SET PROBLEM>
Leave the pictures out and retype the lines from the beginning through the line with "const rightUnit = '(단위: 명)';", both ends included.

GIVEN MATERIAL>
* * * *

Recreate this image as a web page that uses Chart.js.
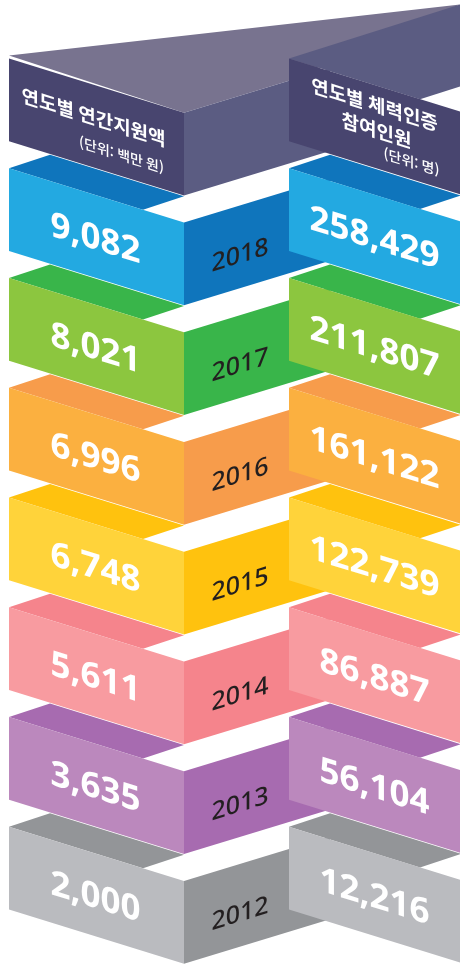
<!DOCTYPE html>
<html lang="ko">
<head>
<meta charset="utf-8">
<title>연도별 연간지원액 / 체력인증 참여인원</title>
<script src="https://cdn.jsdelivr.net/npm/chart.js@4/dist/chart.umd.min.js"></script>
<style>
  html, body { margin: 0; padding: 0; background: #fff; }
  #wrap { width: 460px; height: 964px; }
</style>
</head>
<body>
<div id="wrap"><canvas id="ribbonChart"></canvas></div>
<script>
"use strict";

/// DATA
const years = ['2018', '2017', '2016', '2015', '2014', '2013', '2012'];
const budget = [9082, 8021, 6996, 6748, 5611, 3635, 2000];
const participants = [258429, 211807, 161122, 122739, 86887, 56104, 12216];
const leftTitle = ['연도별 연간지원액'];
const leftUnit = '(단위: 백만 원)';
const rightTitle = ['연도별 체력인증', '참여인원'];
const rightUnit = '(단위: 명)';

/// COLORS, header row first
const frontColors = ['#48456f', '#23a9e1', '#8cc63f', '#fbb040', '#ffd33a', '#f89ba0', '#bb88bd', '#babbbf'];
const sideColors = ['#5b5c82', '#0f75bc', '#39b54a', '#f79c4b', '#ffc20e', '#f5848c', '#a76bb0', '#939598'];
const roofColor = '#78738f';

/// LAYOUT
const rows = ['header', ...years];
const barH = 82.6;
const slopeDown = 0.31;
const slopeUp = -0.305;

// x0: where the shear starts, lean: where the bar's left edge is pushed to
const faces = {
    leftFront: { x0: 9, k: slopeDown, yOff: 0 },
    rightFront: { x0: 289, k: slopeDown, yOff: 0 },
    leftTop: { x0: 9, k: slopeDown, yOff: 0, lean: [41, -13.5] },
    rightTop: { x0: 289, k: slopeDown, yOff: 0, lean: [41, -13.5], headerLean: [171, -54] },
    middle: { x0: 184, k: slopeUp, yOff: slopeDown * 175 }
};

const applyFace = (ctx, el, face, lean) => {
    const top = el.y - barH / 2;
    const cx = lean ? lean[0] / barH : 0;
    const dy = lean ? lean[1] / barH : 1;
    ctx.transform(1, face.k, cx, dy, -top * cx, top - face.k * face.x0 - top * dy + face.yOff);
};

const shearedText = (ctx, el, face, text, dx, dy, font, color, align) => {
    ctx.save();
    applyFace(ctx, el, face);
    ctx.font = font;
    ctx.fillStyle = color;
    ctx.textAlign = align || 'center';
    ctx.textBaseline = 'middle';
    ctx.fillText(text, (el.base + el.x) / 2 + dx, el.y + dy);
    ctx.restore();
};

const ribbonPlugin = {
    id: 'ribbon',
    // the big roof behind the header row
    beforeDatasetsDraw(chart) {
        const el = chart.getDatasetMeta(0).data[0];
        const top = el.y - barH / 2;
        const corner = top + slopeDown * (el.x - el.base);
        const ctx = chart.ctx;
        ctx.save();
        ctx.fillStyle = roofColor;
        ctx.beginPath();
        ctx.moveTo(el.base, top - 3);
        ctx.lineTo(el.x, corner);
        ctx.lineTo(289, corner + slopeUp * 105);
        ctx.lineTo(chart.width, top - 54);
        ctx.closePath();
        ctx.fill();
        ctx.restore();
    },
    // every bar gets sheared on its own, the default draw is skipped
    beforeDatasetDraw(chart, args) {
        const ctx = chart.ctx;
        const face = faces[chart.data.datasets[args.index].faceName];
        args.meta.data.forEach((el, i) => {
            if (el.skip) return;
            ctx.save();
            applyFace(ctx, el, face, i === 0 && face.headerLean ? face.headerLean : face.lean);
            el.draw(ctx);
            ctx.restore();
        });
        return false;
    },
    afterDatasetsDraw(chart) {
        const ctx = chart.ctx;
        const leftBars = chart.getDatasetMeta(0).data;
        const rightBars = chart.getDatasetMeta(1).data;
        const midBars = chart.getDatasetMeta(4).data;
        const valueFont = '700 35px "Noto Sans", "Open Sans", sans-serif';
        const yearFont = '500 25px "Noto Sans", "Open Sans", sans-serif';
        const titleFont = '700 19px "Noto Sans CJK KR", sans-serif';
        const unitFont = '500 14px "Noto Sans CJK KR", sans-serif';

        years.forEach((year, i) => {
            const color = '#fff';
            shearedText(ctx, leftBars[i + 1], faces.leftFront, budget[i].toLocaleString('en-US'), -1, 3, valueFont, color);
            shearedText(ctx, rightBars[i + 1], faces.rightFront, participants[i].toLocaleString('en-US'), 0, 3, valueFont, color);
            shearedText(ctx, midBars[i + 1], faces.middle, year, -17, 9, yearFont, '#231f20');
        });

        shearedText(ctx, leftBars[0], faces.leftFront, leftTitle[0], -3, -9, titleFont, '#fff');
        shearedText(ctx, leftBars[0], faces.leftFront, leftUnit, 25, 20, unitFont, '#fff');
        shearedText(ctx, rightBars[0], faces.rightFront, rightTitle[0], 0, -22, titleFont, '#fff');
        shearedText(ctx, rightBars[0], faces.rightFront, rightTitle[1], 2, 3, titleFont, '#fff');
        shearedText(ctx, rightBars[0], faces.rightFront, rightUnit, 37, 24, unitFont, '#fff');
    }
};

const makeFace = (faceName, from, to, colors, skipHeader) => ({
    faceName: faceName,
    data: rows.map((r, i) => (skipHeader && i === 0 ? null : [from, to])),
    backgroundColor: colors,
    borderWidth: 0,
    inflateAmount: 0,
    barThickness: barH,
    clip: false
});

/// CHART
new Chart(document.getElementById('ribbonChart'), {
    type: 'bar',
    data: {
        labels: rows,
        // first dataset ends up on top
        datasets: [
            makeFace('leftFront', 9, 184, frontColors),
            makeFace('rightFront', 289, 460, frontColors),
            makeFace('leftTop', 9, 143, sideColors, true),
            makeFace('rightTop', 289, 420, sideColors),
            makeFace('middle', 184, 330, sideColors)
        ]
    },
    options: {
        indexAxis: 'y',
        responsive: true,
        maintainAspectRatio: false,
        animation: false,
        layout: { padding: { top: 45, bottom: 41, left: 0, right: 0 } },
        plugins: {
            legend: { display: false },
            tooltip: { enabled: false },
            title: { display: false }
        },
        scales: {
            x: { type: 'linear', min: 0, max: 460, display: false, stacked: false },
            y: { type: 'category', display: false, stacked: true }
        }
    },
    plugins: [ribbonPlugin]
});
</script>
</body>
</html>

* * * *

THE REPLY>
Recreate this image as a web page that uses Chart.js.
<!DOCTYPE html>
<html lang="ko">
<head>
<meta charset="utf-8">
<title>연도별 연간지원액 / 체력인증 참여인원</title>
<script src="https://cdn.jsdelivr.net/npm/chart.js@4/dist/chart.umd.min.js"></script>
<style>
  html, body { margin: 0; padding: 0; background: #fff; }
  #wrap { width: 460px; height: 964px; }
</style>
</head>
<body>
<div id="wrap"><canvas id="ribbonChart"></canvas></div>
<script>
"use strict";

/// DATA
const years = ['2018', '2017', '2016', '2015', '2014', '2013', '2012'];
const budget = [9082, 8021, 6996, 6748, 5611, 3635, 2000];
const participants = [258429, 211807, 161122, 122739, 86887, 56104, 12216];
const leftTitle = ['연도별 연간지원액'];
const leftUnit = '(단위: 백만 원)';
const rightTitle = ['연도별 체력인증', '참여인원'];
const rightUnit = '(단위: 명)';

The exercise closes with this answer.